Berbicara tentang ladang investasi internasional, ASEAN kini mulai dilirik sebagai target investasi baru bagi perusahaan-perusahaan internasional. Namun, pada kenyatannya, hal ini seringkali menimbulkan perdebatan di tengah-tengah masyarakat, yang paling sering adalah penolakan investasi asing karena dianggap menggerogoti perekonomian dalam negeri. Di sisi lain, masih banyak komoditas usaha dalam ASEAN yang membutuhkan impor barang dari luar negeri sehingga hal ini menciptakan peluang baru. Oleh karena itu, kelompok studi mahasiswa IRON FIRE, Jurusan Ilmu Hubungan Internasional, FISIP, UPN ‘Veteran’ Yogyakarta menyelenggarakan Webinar bertajuk “ASEAN as a New Destination for International Investment: New Opportunities or New Colonialism?” pada Rabu, 2 Desember 2020.
Acara ini dihadiri lebih dari 150 peserta dan dibuka oleh Dekan Fakultas Ilmu Sosial dan Ilmu Politik UPN ‘Veteran’ Yogyakarta Dr. Machya Astuti Dewi, M.Si. Beliau menyampaikan bahwa topik yang dibawa pada webinar kali ini akan menjadi perdebatan yang tidak aka nada habisnya, karena suatu investasi pasti memiliki dua sisi yang berbeda dan akan selalu ada yang mendukung dan menentangnya dengan berbagai alasan.
Pelaksanaan diskusi dibuka dengan materi yang disampaikan oleh Pembicara pertama yaitu Dr. Saptopo B.Ilkodar, M.Si. selaku akademisi Hubungan Internasional UPN “Veteran” Yogyakarta mengenai “Daya Tarik ASEAN sebagai Destinasi Investasi”. Beliau menjelaskan bahwa grafik Foreign Direct Investment (FDI) yang masuk ke negara-negara ASEAN cukup stabil. Perbandingan FDI masuk ke Brunei Darussalam menurun, tetapi mungkin pada waktu ini Brunei Darussalam bukan merupakan destinasi impian para investor. FDI Kamboja kenaikkannya cenderung pesat. Indonesia sendiri grafik akhirnya naik, meskipun sempat anjlok. Laos pada 2017-2019 menurun. Grafik Malaysia fluktuatif tetapi kecenderungan akhir menurun. Myanmar mengalami fluktuasi tajam meskipun tidak tiinggi. Fillipina mengalami kenaikan meskipun tidak tinggi. Singapura grafiknya terus naik. Fluktuasi Thailand lumayan tajam. Grafik Vietnam cenderung naik. Apabila ditinjau dari grafiknya, FDI ASEAN cenderung naik tetapi jika ditilik satu-persatu tiap negara ternyata tidak semua FDI negara-negara di ASEAN naik. Grafik FDI Singapura sangat tinggi, meninggalkan negara-negara ASEAN yang lain. Beliau juga menjelaskan kelebihan dan kelemahan negara-negara ASEAN apabila dijadikan tujuan investasi asing.
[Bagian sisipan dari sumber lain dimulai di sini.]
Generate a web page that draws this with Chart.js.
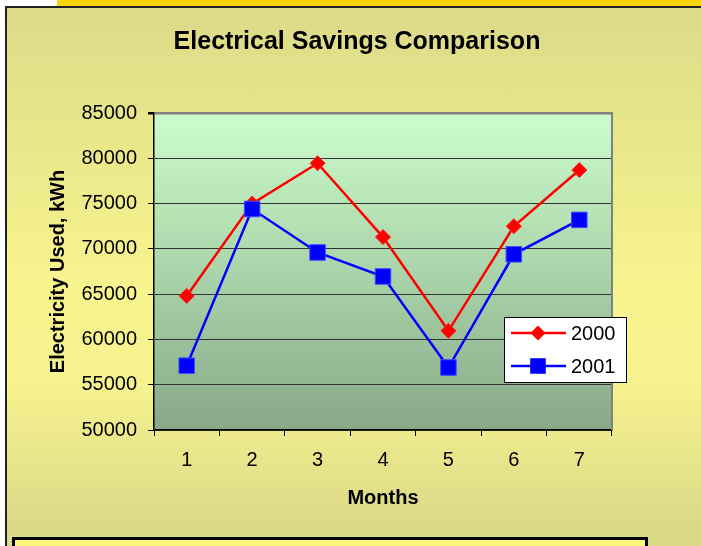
<!DOCTYPE html>
<html>
<head>
<meta charset="UTF-8">
<title>Electrical Savings Comparison</title>
<style>
    html, body { margin: 0; padding: 0; }
    body { width: 701px; height: 546px; overflow: hidden; position: relative; background: #ffffff; font-family: "Liberation Sans", Arial, sans-serif; }
    .top-bar { position: absolute; left: 57px; top: 0; width: 644px; height: 7px; background: #f8d40a; }
    .panel { position: absolute; left: 5px; top: 6px; width: 720px; height: 560px; border: 2px solid #222; box-sizing: border-box;
             background: linear-gradient(to bottom, #dcda88 0%, #e6e48a 18%, #f8f48e 50%, #f6f28e 68%, #dcda88 92%, #dcda88 100%); }
    .note-box { position: absolute; left: 12px; top: 537px; width: 636px; height: 30px; border: 3px solid #000; box-sizing: border-box; background: #fcf67a; }
    #grafico { position: absolute; left: 0; top: 0; }
</style>
</head>
<body>
<div class="top-bar"></div>
<div class="panel"></div>
<div class="note-box"></div>
<canvas id="grafico" width="701" height="546"></canvas>

<script src="https://cdn.jsdelivr.net/npm/chart.js"></script>
<script>
// dados
const meses = ['1', '2', '3', '4', '5', '6', '7'];
const consumo2000 = [64800, 75000, 79450, 71300, 60950, 72500, 78700];
const consumo2001 = [57100, 74400, 69600, 66950, 56900, 69400, 73200];
const eixoMin = 50000;
const eixoMax = 85000;
const eixoPasso = 5000;

const fonte = '"Liberation Sans", Arial, sans-serif';

// fundo da área do gráfico, borda cinza, título e legenda
const fundoPlugin = {
    id: 'fundoPlugin',
    beforeDraw(chart) {
        const { ctx, chartArea: { left, top, right, bottom } } = chart;
        const grad = ctx.createLinearGradient(0, top, 0, bottom);
        grad.addColorStop(0, '#ccfccc');
        grad.addColorStop(0.5, '#aad4aa');
        grad.addColorStop(1, '#88a888');
        ctx.save();
        ctx.fillStyle = grad;
        ctx.fillRect(left, top, right - left, bottom - top);

        ctx.fillStyle = '#000';
        ctx.font = 'bold 25px ' + fonte;
        ctx.textAlign = 'center';
        ctx.textBaseline = 'alphabetic';
        ctx.fillText('Electrical Savings Comparison', 357, 49);
        ctx.restore();
    },
    beforeDatasetsDraw(chart) {
        const { ctx, chartArea: { top, right, bottom } } = chart;
        ctx.save();
        ctx.strokeStyle = '#808080';
        ctx.lineWidth = 2;
        ctx.beginPath();
        ctx.moveTo(right, top - 1);
        ctx.lineTo(right, bottom);
        ctx.stroke();
        ctx.restore();
    },
    afterDraw(chart) {
        const ctx = chart.ctx;
        const x = 504.5, y = 317.5, w = 122, h = 65;
        ctx.save();
        ctx.fillStyle = '#fff';
        ctx.fillRect(x, y, w, h);
        ctx.strokeStyle = '#000';
        ctx.lineWidth = 1;
        ctx.strokeRect(x, y, w, h);

        chart.data.datasets.forEach((ds, i) => {
            const cy = 333 + i * 33;
            ctx.strokeStyle = ds.borderColor;
            ctx.lineWidth = 2.5;
            ctx.beginPath();
            ctx.moveTo(511, cy);
            ctx.lineTo(566, cy);
            ctx.stroke();

            ctx.fillStyle = ds.backgroundColor;
            const cx = 538;
            if (ds.pointStyle === 'rectRot') {
                const r = ds.pointRadius;
                ctx.beginPath();
                ctx.moveTo(cx, cy - r);
                ctx.lineTo(cx + r, cy);
                ctx.lineTo(cx, cy + r);
                ctx.lineTo(cx - r, cy);
                ctx.closePath();
                ctx.fill();
            } else {
                const s = ds.pointRadius * Math.SQRT1_2;
                ctx.fillRect(cx - s, cy - s, 2 * s, 2 * s);
            }

            ctx.fillStyle = '#000';
            ctx.font = '20px ' + fonte;
            ctx.textAlign = 'left';
            ctx.textBaseline = 'middle';
            ctx.fillText(ds.label, 571, cy + 1);
        });
        ctx.restore();
    }
};

const ctx = document.getElementById('grafico').getContext('2d');

new Chart(ctx, {
    type: 'line',
    data: {
        labels: meses,
        datasets: [
            {
                label: '2000',
                data: consumo2000,
                borderColor: '#ff0000',
                backgroundColor: '#ff0000',
                borderWidth: 2.5,
                pointStyle: 'rectRot',
                pointRadius: 7.5,
                pointBorderWidth: 1,
                pointBorderColor: '#ff2020',
                tension: 0,
                order: 1
            },
            {
                label: '2001',
                data: consumo2001,
                borderColor: '#0000ff',
                backgroundColor: '#0000ff',
                borderWidth: 2.5,
                pointStyle: 'rect',
                pointRadius: 11,
                pointBorderWidth: 1,
                pointBorderColor: '#3a50ff',
                tension: 0,
                order: 0
            }
        ]
    },
    options: {
        responsive: false,
        animation: false,
        devicePixelRatio: 1,
        layout: { padding: { left: 0, right: 89, top: 113, bottom: 0 } },
        plugins: {
            legend: { display: false },
            title: { display: false },
            tooltip: { enabled: false }
        },
        scales: {
            x: {
                offset: true,
                afterFit(scale) { scale.height = 116; },
                grid: { offset: true, drawOnChartArea: false, tickLength: 6, tickColor: '#000', tickWidth: 1 },
                border: { color: '#000', width: 1.5 },
                ticks: { color: '#000', padding: 12, font: { family: fonte, size: 20 } },
                title: {
                    display: true,
                    text: 'Months',
                    color: '#000',
                    font: { family: fonte, size: 20, weight: 'bold' },
                    padding: { top: 0, bottom: 36 }
                }
            },
            y: {
                min: eixoMin,
                max: eixoMax,
                afterFit(scale) { scale.width = 154; },
                grid: {
                    color: c => (c.tick && c.tick.value === eixoMax) ? '#808080' : '#333',
                    lineWidth: c => (c.tick && c.tick.value === eixoMax) ? 2.5 : 1,
                    tickLength: 6,
                    tickColor: '#000'
                },
                border: { color: '#000', width: 1.5 },
                ticks: {
                    stepSize: eixoPasso,
                    color: '#000',
                    padding: 11,
                    font: { family: fonte, size: 20 },
                    callback: v => String(v)
                },
                title: {
                    display: true,
                    text: 'Electricity Used, kWh',
                    color: '#000',
                    font: { family: fonte, size: 20, weight: 'bold' },
                    padding: { top: 46, bottom: 0 }
                }
            }
        }
    },
    plugins: [fundoPlugin]
});
</script>
</body>
</html>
Diskusi berlanjut mengenai South East ASIA Economic Architecture oleh Research Manager ASEAN Studies Center UGM, Tunggul Wicaksono, S.IP., M.A. Beliau mengatakan bahwa ketika kita menilai human development setiap negara, kita harus melihat juga dari sisi populasinya. Ahli berpendapat bahwa semakin banyak populasi maka keadaan ekonomi negara tersebut akan tumbuh. Tetapi sebagian lagi menyatakan sebaliknya. Memang, bonus demografi harus dimanfaatkan perkembangannya. Apabila kita melihat ASEAN, menempati posisi ke-lima GDP di dunia. Dengan bonus demografi yang dimiliki negara-negara ASEAN, maka tenaga kerja muda bisa menjadi salah satu komoditas perekonomian yang bisa dimaksimalkan.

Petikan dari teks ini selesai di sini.